Personal information
- Nationality: British (Northern Irish)

Sport
- Sport: Lawn and indoor bowls
- Club: Belfast BC Saintfield BC

Medal record
Representing combined Ireland
British Isles Championships
| Gold medal – first place | 1988 | triples |
| Gold medal – first place | 1985, 1986 | fours |
Representing Northern Ireland
Irish Nationals
| Gold medal – first place | 1983 | singles |
| Gold medal – first place | 1985, 1987, 1989 | triples |
| Gold medal – first place | 1984, 1985 | fours |

= Hilda Hamilton =

Northern Irish international lawn bowler

Hilda Hamilton is a former international lawn and indoor bowler from Northern Ireland who competed at the Commonwealth Games.

== Biography ==
Hamilton was initially a member of the Belfast Bowls Club and represented the combined Ireland team at international level. She also bowled indoors.

She was the singles champion of Ireland at the 1983 Irish National Bowls Championships. and went on to win five more titles in the triples (1985, 1987 and 1989) and fours (1984, 1985).
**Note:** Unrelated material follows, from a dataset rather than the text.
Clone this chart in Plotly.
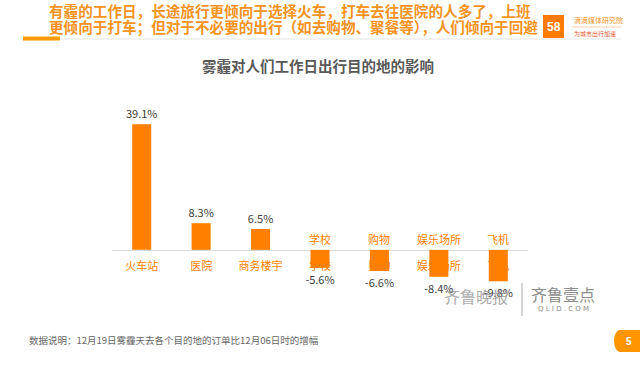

She subsequently qualified to represent Ireland at the British Isles Bowls Championships, winning the fours title in 1985 and 1986 and triples in 1988. The last of her national titles was with the Saintfield Bowls Club.

Hamilton represented the Northern Irish team at the 1986 Commonwealth Games in Edinburgh, Scotland, where she competed in the fours event, with Kathleen Megrath, Nan Allely and Maureen Mallon.

At the 1990 British Isles Championships Hamilton and fellow bowler Eileen Bell were forced to concede their matches due to the ban on the third Irish bowler Kathleen Megrath.